The Centers for Disease Control and Prevention has been sitting on data that shows that nearly 50% more Americans are infected with HIV than originally estimated which makes this the perfect time for Congress to cut funding for HIV prevention. The cuts occurred in an omnibus spending bill that will fund 14 federal agencies for 2008.

Among its provisions are just under $2.2 billion for the Ryan White Comprehensive AIDS Resources Emergency Act, which funds services for people with AIDS provided by states, cities, and private AIDS groups, and $692 million for the CDC's HIV prevention programs, which got $695 million in the 2007 fiscal year.

Included in the Senate version of the bill was an additional $40 billion for the Iraq war. That makes total sense right? Let's spend more money to blow stuff up and continue a completely unnecessary war rather than spending money to educate Americans on how to prevent becoming infected with HIV.

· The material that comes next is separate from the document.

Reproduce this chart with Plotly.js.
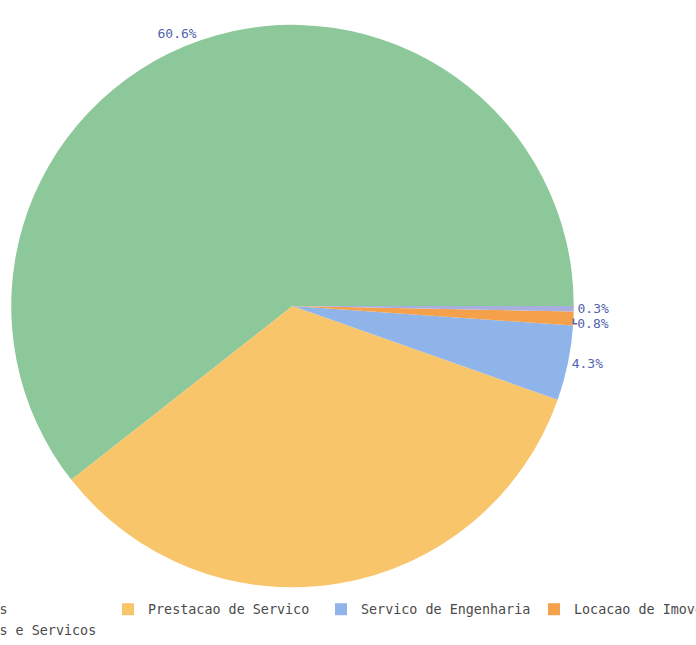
<!DOCTYPE html>
<html>
<head>
<meta charset="utf-8">
<script src="https://cdn.plot.ly/plotly-3.0.1.min.js"></script>
<style>
html, body { margin:0; padding:0; width:696px; height:645px; overflow:hidden; background:#fff; }
#chart { position:absolute; left:-110px; top:0; width:900px; height:645px; }
</style>
</head>
<body>
<div id="chart"></div>
<script>
const categories = ["\u00A0\u00A0Compras", "Prestacao de Servico", "Servico de Engenharia", "Locacao de Imoveis", "\u00A0\u00A0Compras e Servicos"];
const shares = [60.6, 34.0, 4.3, 0.8, 0.3];
const sliceColors = ["#8cc899", "#f8c56b", "#8fb4ea", "#f5a04b", "#a7aee0"];
const labelShown = ["outside", "none", "outside", "outside", "outside"];

const W = 900, H = 645, L = 110;

const trace = {
  type: "pie",
  labels: categories,
  values: shares,
  sort: false,
  direction: "counterclockwise",
  rotation: -128.16,
  marker: { colors: sliceColors, line: { width: 0 } },
  textposition: labelShown,
  texttemplate: "%{percent:.1%}",
  textfont: { family: "DejaVu Sans Mono, monospace", size: 13, color: "#5163ad" },
  hoverinfo: "label+percent",
  domain: { x: [(9 + L) / W, (576 + L) / W], y: [1 - 591 / H, 1 - 25 / H] }
};

const layout = {
  width: W,
  height: H,
  margin: { l: 0, r: 0, t: 0, b: 0 },
  paper_bgcolor: "#ffffff",
  showlegend: true,
  legend: {
    orientation: "h",
    x: (L - 105) / W,
    xanchor: "left",
    y: 1 - 598 / H,
    yanchor: "top",
    entrywidth: 168,
    entrywidthmode: "pixels",
    font: { family: "DejaVu Sans Mono, monospace", size: 13.4, color: "#4a4a4a" },
    traceorder: "normal"
  }
};

Plotly.newPlot("chart", [trace], layout, { displayModeBar: false, staticPlot: true });
</script>
</body>
</html>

We are 26 years into the epidemic and there is still no comprehensive national strategy for dealing with AIDS. The next president has to make the creation and implementation of a national AIDS strategy a top priority.

As David Munar of AIDS Foundation Chicago and Prevention Justice says

CDC’s own 2001 HIV Prevention Strategic Plan, which set the important goal of reducing new HIV infections to a level of 20,000 per year by 2005 (a 50 percent reduction), quietly expired two year ago without any progress. A decade of flat funding, inadequate money for HIV prevention (and care) from the start, and poor investments for the scarce resources that have been made available—such as failure to fund needle exchange, comprehensive sexuality education, and other proven interventions—are largely (but not entirely) to blame. We also need to figure out what other psychosocial and structural factors (i.e. stigma, homophobia, racism) contribute to high rates of HIV transmission in the U.S. and what can be done about them.

Quite simply, failure to invest in proven interventions (and at adequate amounts) fails to produce desired results. This is why a comprehensive national AIDS strategy with measurable goals and objectives—and the accountability mechanisms to sustain and measure progress—is so desperately needed.